Um galho inteiro do plátano em frente ao meu vizinho despencou estrepitosamente momentos atrás, me arrancando dos braços de Morfeu.
Em seu abandono, os velhos plátanos crivados de parasitas vão aos poucos se desfazendo de membros inteiros na luta pela sobrevivência.
Neste conglomerado humano, asfalto e concreto são as únicas prioridades.
Alguns instantes depois vi esta foto no Facebook.
A primeira coisa que me saltou aos olhos foi o contraste entre a sensação de liberdade, a pulsação de vida que a presença desse horizonte aberto despertou dentro de mim e a opressiva sensação de confinamento causada pelo que a vista de minha janela (e olha que sou privilegiada por ter uma praça logo do outro lado da rua), que me sujeita a um modelo de urbanização que não só permite como incentiva que o concreto se erga como uma muralha sequestrando o horizonte para disponibiliza-lo apenas a uma minoria por um preço adicional - ainda assim é questionável a qualidade do "horizonte" oferecido, já que a esta altura só mostra a proliferação desordenada do cancro de concreto e asfalto em todas as direções.
A felicidade se alimenta da beleza, e a beleza na mídia é como fast-food: enche os olhos mas não nutre a alma.
Não bastasse isso, a ausência de um horizonte, de alguma coisa bela e perene à distância priva-nos da noção de dimensão, de perspectiva.
Desenvolvemos uma visão míope da vida.
Sem perspectiva, sem dimensão, nosso modus vivendi et operandi é o imediatismo.
Imediatismo não é "viver no momento", como a propaganda gostaria que você acreditasse. Não é carpe diem, porque é muito mais frustrante do que prazeiroso.
Não é o Wu Wei, porque seu método de ação é projetado externamente, voltado a moldar o ambiente ao indivíduo, e não uma ação interna de transcendência dos fatores externos. Mesmo a falácia pseudo-zen do pensamento positivo e das manifestações é uma negação do Wu Wei, configurando via de regra apenas um retrocesso ao pensamento mágico da infância.
O imediatismo é a negação do Tao, o "Caminho"; e nisso, a negação do próprio universo no qual nos inserimos como uma mísera partícula de fóton, se tanto.
É viver num frenesi unidimensional, buscando resultados imediatos para problemas imediatos, sem nenhuma perspectiva passada ou futura, logo, sem nenhuma solução de continuidade.
Enclausurados entre as muralhas das nossas cidades, alienados da dimensão e perspectiva da Natureza - nossa referência mais próxima do Universo; fantasiamos ter criado um todo à parte, como se a Terra fosse uma bolha suspensa no vácuo onde imitamos os deuses do Olimpo, entretendo-nos com jogos de guerra e poder; quando uma tempestade solar de significativa magnitude (que um dia virá com certeza) é o que basta para nos pulverizar em segundos.

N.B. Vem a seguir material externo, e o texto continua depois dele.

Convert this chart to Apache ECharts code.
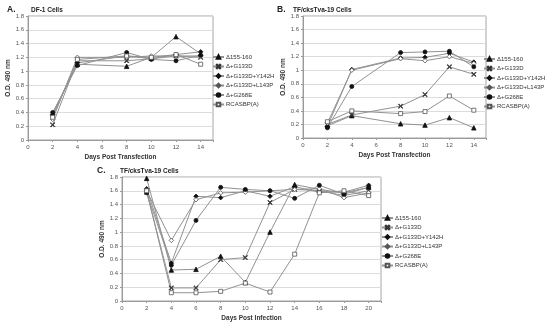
<!DOCTYPE html>
<html><head><meta charset="utf-8">
<script src="https://cdn.jsdelivr.net/npm/echarts@6/dist/echarts.min.js"></script>
<style>html,body{margin:0;padding:0;background:#fff}#c{width:550px;height:329px}</style>
</head><body><div id="c"></div>
<script>
const seriesNames = ['Δ155-160','Δ+G133D','Δ+G133D+Y142H','Δ+G133D+L143P','Δ+G268E','RCASBP(A)'];
const yTicks = [0,0.2,0.4,0.6,0.8,1,1.2,1.4,1.6,1.8];

const daysA = [2,4,8,10,12,14];
const a155   = [0.38,1.10,1.07,1.20,1.50,1.25];
const aG133D = [0.22,1.15,1.15,1.18,1.22,1.20];
const aY142H = [0.37,1.12,1.22,1.18,1.24,1.28];
const aL143P = [0.30,1.20,1.20,1.22,1.22,1.22];
const aG268E = [0.40,1.08,1.27,1.17,1.15,1.23];
const aRCAS  = [0.33,1.17,1.22,1.20,1.24,1.10];

const daysB = [2,4,8,10,12,14];
const b155   = [0.18,0.33,0.21,0.19,0.30,0.15];
const bG133D = [0.20,0.34,0.47,0.64,1.05,0.94];
const bY142H = [0.17,1.01,1.18,1.19,1.25,1.12];
const bL143P = [0.22,1.00,1.17,1.14,1.20,1.10];
const bG268E = [0.15,0.76,1.26,1.27,1.28,1.05];
const bRCAS  = [0.24,0.40,0.36,0.39,0.62,0.41];

const daysC = [2,4,6,8,10,12,14,16,18,20];
const c155   = [1.78,0.45,0.46,0.65,0.27,1.00,1.69,1.62,1.57,1.65];
const cG133D = [1.58,0.19,0.19,0.60,0.63,1.43,1.62,1.60,1.53,1.60];
const cY142H = [1.63,0.55,1.52,1.50,1.60,1.52,1.66,1.58,1.58,1.68];
const cL143P = [1.60,0.88,1.47,1.57,1.58,1.60,1.62,1.63,1.50,1.57];
const cG268E = [1.57,0.52,1.17,1.65,1.62,1.60,1.49,1.68,1.55,1.65];
const cRCAS  = [1.60,0.12,0.12,0.14,0.26,0.13,0.68,1.57,1.60,1.53];

const FONT = 'Liberation Sans';
const crossPath = 'path://M0,1L1,0L5,4L9,0L10,1L6,5L10,9L9,10L5,6L1,10L0,9L4,5Z';
const markers = [
  {symbol:'triangle', size:4.5, fill:'#111', border:'#111'},
  {symbol:crossPath, size:4.5, fill:'#333', border:'#333'},
  {symbol:'diamond', size:4.5, fill:'#111', border:'#111'},
  {symbol:'diamond', size:4.5, fill:'#fff', border:'#555'},
  {symbol:'circle', size:4, fill:'#111', border:'#111'},
  {symbol:'rect', size:4, fill:'#fff', border:'#555'}
];

function mk(idx, days, vals, k){
  const m = markers[k];
  return {
    type:'line', name:seriesNames[k], xAxisIndex:idx, yAxisIndex:idx,
    data: days.map((d,i)=>[d, vals[i]]),
    symbol:m.symbol, symbolSize:m.size, showAllSymbol:true,
    lineStyle:{color:'#929292', width:1},
    itemStyle:{color:m.fill, borderColor:m.border, borderWidth:0.8},
    emphasis:{disabled:true}, animation:false
  };
}

const grids = [
  {left:28, right:337, top:16, bottom:189},
  {left:303, right:64, top:16, bottom:191},
  {left:122, right:169, top:177, bottom:28}
];
const xMax = [15,15,21];
const xNames = ['Days Post Transfection','Days Post Transfection','Days Post Infection'];

const xAxes = grids.map((g,i)=>({
  type:'value', gridIndex:i, min:0, max:xMax[i], interval:2,
  name:xNames[i], nameLocation:'middle', nameGap:14,
  nameTextStyle:{fontFamily:FONT, fontSize:6.5, fontWeight:'bold', color:'#333'},
  axisLine:{lineStyle:{color:'#9a9a9a', width:1}},
  axisTick:{show:true, length:2, lineStyle:{color:'#9a9a9a'}},
  axisLabel:{fontFamily:FONT, fontSize:6, color:'#555', margin:4,
    formatter: v => (v % 2 === 0 ? String(v) : '')},
  splitLine:{show:false}
}));
const yAxes = grids.map((g,i)=>({
  type:'value', gridIndex:i, min:0, max:1.8, interval:0.2,
  name:'O.D. 490 nm', nameLocation:'middle', nameGap:16,
  nameTextStyle:{fontFamily:FONT, fontSize:6.5, fontWeight:'bold', color:'#333'},
  axisLine:{show:true, lineStyle:{color:'#9a9a9a', width:1}},
  axisTick:{show:true, length:2, lineStyle:{color:'#9a9a9a'}},
  axisLabel:{fontFamily:FONT, fontSize:6, color:'#555', margin:4,
    formatter: v => { const t = yTicks.find(x=>Math.abs(x-v)<1e-6); return t===undefined? '' : String(t); }},
  splitLine:{show:true, lineStyle:{color:'#dcdcdc', width:1}}
}));

const series = [];
[[a155,aG133D,aY142H,aL143P,aG268E,aRCAS],[b155,bG133D,bY142H,bL143P,bG268E,bRCAS],[c155,cG133D,cY142H,cL143P,cG268E,cRCAS]]
  .forEach((set,gi)=>{
    const days = [daysA,daysB,daysC][gi];
    set.forEach((vals,k)=>series.push(mk(gi,days,vals,k)));
  });

const legendBase = {
  orient:'vertical', itemWidth:11, itemHeight:4.5, itemGap:3.5,
  textStyle:{fontFamily:FONT, fontSize:6, color:'#333', padding:[0,0,0,-3]},
  data:seriesNames, selectedMode:false, padding:0
};
const legends = [
  Object.assign({}, legendBase, {left:212, top:54}),
  Object.assign({}, legendBase, {left:483, top:56}),
  Object.assign({}, legendBase, {left:381, top:215})
];

const titleStyle = {fontFamily:FONT, fontSize:6.5, fontWeight:'bold', color:'#222'};
const letterStyle = {fontFamily:FONT, fontSize:8.5, fontWeight:'bold', color:'#222'};
const titles = [
  {text:'A.', left:7, top:5, textStyle:letterStyle, padding:0},
  {text:'DF-1 Cells', left:31, top:7, textStyle:titleStyle, padding:0},
  {text:'B.', left:277, top:5, textStyle:letterStyle, padding:0},
  {text:'TF/cksTva-19 Cells', left:293, top:7, textStyle:titleStyle, padding:0},
  {text:'C.', left:97, top:166, textStyle:letterStyle, padding:0},
  {text:'TF/cksTva-19 Cells', left:120, top:168, textStyle:titleStyle, padding:0}
];

const chart = echarts.init(document.getElementById('c'), null, {renderer:'canvas'});
chart.setOption({
  animation:false,
  backgroundColor:'#fff',
  title:titles,
  grid:grids.map(g=>Object.assign({show:true, borderColor:'#a6a6a6', borderWidth:1, backgroundColor:'#fff'}, g)),
  xAxis:xAxes, yAxis:yAxes, legend:legends, series:series
});
</script></body></html>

Sem a menor perspectiva da dimensão cíclica da natureza, mentimos, roubamos, chantageamos, manipulamos, prejudicamos, exploramos e chegamos a matar, como se os outros seres humanos não fossem mais que peões enfileirados para para serem dispostos conforme a vontade imediata em nossos tabuleirinhos de xadrez; quando um único meteoro com uma massa significativa (que um dia nos atingirá com certeza) é o que basta para que nada ou muito pouco reste da nossa empáfia.
Enfim, tudo isso para dizer que a única alternativa que vejo ao estado atual das coisas é um retorno á natureza: o que não implica absolutamente abrir mão da tecnologia de que dispomos mas antes adequá-la à promoção da vida e não da morte no planeta em todos os níveis.
A quem ainda não tenha lido, recomendo fortemente que procure, leia e releia Walden - A Vida nos Bosques, de Henry David Thoreau, publicado inicialmente em 1854 e hoje mais atual do que nunca. Este livro fornece todo o substrato intelectual para ajudá-lo a começar a visualizar alternativas práticas ao (comprovadamente fracassado) modelo de mundo em que vivemos.
Se não todas, boa parte das "síndromes", "distúrbios" e doenças em geral que afligem o homo-urbanus são meros sintomas de uma doença maior: a Síndrome do Déficit de Natureza.
Só existe um remédio para essa doença, e ele passa muito, mas muito longe da indústria farmacêutica. A cura começa ao se abrir os olhos e ver a ilusão pelo que é:
Controle imediato não é controle, é paliativo.
Poder imediato não é poder, é dominação.
Vida imediata não é vida, é sobrevivência.